» **Given task**:
Omit all pictures. Copy the rest of the material exactly.

------------------------------------------------

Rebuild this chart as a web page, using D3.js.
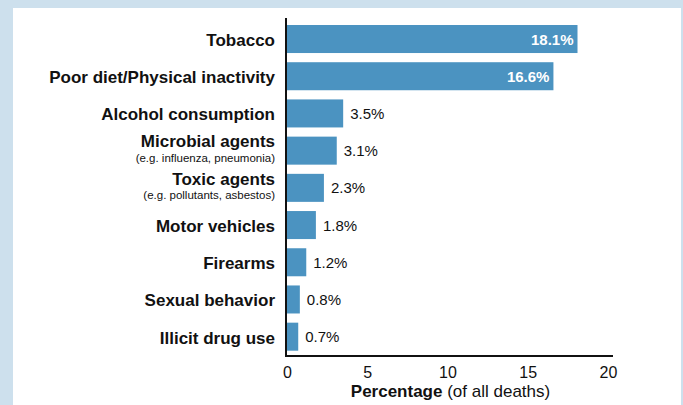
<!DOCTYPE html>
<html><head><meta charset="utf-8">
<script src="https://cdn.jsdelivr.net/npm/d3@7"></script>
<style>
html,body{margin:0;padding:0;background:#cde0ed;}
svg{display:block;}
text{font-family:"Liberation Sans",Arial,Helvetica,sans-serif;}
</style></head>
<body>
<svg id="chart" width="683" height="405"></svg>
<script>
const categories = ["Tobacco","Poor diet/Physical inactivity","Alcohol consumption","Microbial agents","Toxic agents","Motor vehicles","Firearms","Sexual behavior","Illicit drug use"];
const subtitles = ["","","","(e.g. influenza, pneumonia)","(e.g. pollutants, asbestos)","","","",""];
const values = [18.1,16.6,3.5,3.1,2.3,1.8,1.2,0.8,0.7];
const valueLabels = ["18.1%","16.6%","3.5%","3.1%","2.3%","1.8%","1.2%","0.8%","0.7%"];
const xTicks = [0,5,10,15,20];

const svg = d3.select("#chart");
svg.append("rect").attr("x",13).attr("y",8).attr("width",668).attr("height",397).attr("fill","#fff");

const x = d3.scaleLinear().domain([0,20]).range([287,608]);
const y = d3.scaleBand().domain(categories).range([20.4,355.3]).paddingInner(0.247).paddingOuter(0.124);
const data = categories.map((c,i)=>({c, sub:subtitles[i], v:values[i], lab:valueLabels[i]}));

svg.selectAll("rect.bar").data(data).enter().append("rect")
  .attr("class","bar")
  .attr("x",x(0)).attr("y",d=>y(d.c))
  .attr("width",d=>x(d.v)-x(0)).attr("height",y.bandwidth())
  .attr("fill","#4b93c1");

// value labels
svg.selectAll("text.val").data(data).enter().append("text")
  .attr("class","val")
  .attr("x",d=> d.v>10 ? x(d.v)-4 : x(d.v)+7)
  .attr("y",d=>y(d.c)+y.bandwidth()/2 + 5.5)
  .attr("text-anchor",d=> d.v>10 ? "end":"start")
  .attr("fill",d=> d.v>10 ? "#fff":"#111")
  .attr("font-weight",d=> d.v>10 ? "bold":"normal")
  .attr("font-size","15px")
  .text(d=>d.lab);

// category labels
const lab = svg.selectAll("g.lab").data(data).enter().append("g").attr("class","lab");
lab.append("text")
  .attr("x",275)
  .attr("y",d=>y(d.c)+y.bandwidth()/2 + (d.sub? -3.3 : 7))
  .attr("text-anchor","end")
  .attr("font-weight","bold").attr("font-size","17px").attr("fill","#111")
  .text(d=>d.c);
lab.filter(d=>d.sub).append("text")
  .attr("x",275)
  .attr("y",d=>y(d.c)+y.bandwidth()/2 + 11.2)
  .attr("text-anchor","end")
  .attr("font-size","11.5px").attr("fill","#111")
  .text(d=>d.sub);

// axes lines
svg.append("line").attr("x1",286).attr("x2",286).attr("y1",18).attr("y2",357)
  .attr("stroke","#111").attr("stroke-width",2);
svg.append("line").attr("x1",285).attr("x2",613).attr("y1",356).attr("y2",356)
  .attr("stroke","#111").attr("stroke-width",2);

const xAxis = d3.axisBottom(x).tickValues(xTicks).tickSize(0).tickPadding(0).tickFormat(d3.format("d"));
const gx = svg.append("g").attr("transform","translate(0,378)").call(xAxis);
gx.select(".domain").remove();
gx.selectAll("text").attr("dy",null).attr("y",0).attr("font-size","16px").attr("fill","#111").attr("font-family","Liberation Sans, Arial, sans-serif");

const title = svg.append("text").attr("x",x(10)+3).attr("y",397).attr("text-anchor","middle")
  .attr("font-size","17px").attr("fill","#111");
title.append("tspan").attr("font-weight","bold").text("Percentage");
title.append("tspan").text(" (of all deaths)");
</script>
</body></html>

------------------------------------------------

» **The answer**:
Rebuild this chart as a web page, using D3.js.
<!DOCTYPE html>
<html><head><meta charset="utf-8">
<script src="https://cdn.jsdelivr.net/npm/d3@7"></script>
<style>
html,body{margin:0;padding:0;background:#cde0ed;}
svg{display:block;}
text{font-family:"Liberation Sans",Arial,Helvetica,sans-serif;}
</style></head>
<body>
<svg id="chart" width="683" height="405"></svg>
<script>
const categories = ["Tobacco","Poor diet/Physical inactivity","Alcohol consumption","Microbial agents","Toxic agents","Motor vehicles","Firearms","Sexual behavior","Illicit drug use"];
const subtitles = ["","","","(e.g. influenza, pneumonia)","(e.g. pollutants, asbestos)","","","",""];
const values = [18.1,16.6,3.5,3.1,2.3,1.8,1.2,0.8,0.7];
const valueLabels = ["18.1%","16.6%","3.5%","3.1%","2.3%","1.8%","1.2%","0.8%","0.7%"];
const xTicks = [0,5,10,15,20];

const svg = d3.select("#chart");
svg.append("rect").attr("x",13).attr("y",8).attr("width",668).attr("height",397).attr("fill","#fff");

const x = d3.scaleLinear().domain([0,20]).range([287,608]);
const y = d3.scaleBand().domain(categories).range([20.4,355.3]).paddingInner(0.247).paddingOuter(0.124);
const data = categories.map((c,i)=>({c, sub:subtitles[i], v:values[i], lab:valueLabels[i]}));

svg.selectAll("rect.bar").data(data).enter().append("rect")
  .attr("class","bar")
  .attr("x",x(0)).attr("y",d=>y(d.c))
  .attr("width",d=>x(d.v)-x(0)).attr("height",y.bandwidth())
  .attr("fill","#4b93c1");

// value labels
svg.selectAll("text.val").data(data).enter().append("text")
  .attr("class","val")
  .attr("x",d=> d.v>10 ? x(d.v)-4 : x(d.v)+7)
  .attr("y",d=>y(d.c)+y.bandwidth()/2 + 5.5)
  .attr("text-anchor",d=> d.v>10 ? "end":"start")
  .attr("fill",d=> d.v>10 ? "#fff":"#111")
  .attr("font-weight",d=> d.v>10 ? "bold":"normal")
  .attr("font-size","15px")
  .text(d=>d.lab);

// category labels
const lab = svg.selectAll("g.lab").data(data).enter().append("g").attr("class","lab");
lab.append("text")
  .attr("x",275)
  .attr("y",d=>y(d.c)+y.bandwidth()/2 + (d.sub? -3.3 : 7))
  .attr("text-anchor","end")
  .attr("font-weight","bold").attr("font-size","17px").attr("fill","#111")
  .text(d=>d.c);
lab.filter(d=>d.sub).append("text")
  .attr("x",275)
  .attr("y",d=>y(d.c)+y.bandwidth()/2 + 11.2)
  .attr("text-anchor","end")
  .attr("font-size","11.5px").attr("fill","#111")
  .text(d=>d.sub);

// axes lines
svg.append("line").attr("x1",286).attr("x2",286).attr("y1",18).attr("y2",357)
  .attr("stroke","#111").attr("stroke-width",2);
svg.append("line").attr("x1",285).attr("x2",613).attr("y1",356).attr("y2",356)
  .attr("stroke","#111").attr("stroke-width",2);

const xAxis = d3.axisBottom(x).tickValues(xTicks).tickSize(0).tickPadding(0).tickFormat(d3.format("d"));
const gx = svg.append("g").attr("transform","translate(0,378)").call(xAxis);
gx.select(".domain").remove();
gx.selectAll("text").attr("dy",null).attr("y",0).attr("font-size","16px").attr("fill","#111").attr("font-family","Liberation Sans, Arial, sans-serif");

const title = svg.append("text").attr("x",x(10)+3).attr("y",397).attr("text-anchor","middle")
  .attr("font-size","17px").attr("fill","#111");
title.append("tspan").attr("font-weight","bold").text("Percentage");
title.append("tspan").text(" (of all deaths)");
</script>
</body></html>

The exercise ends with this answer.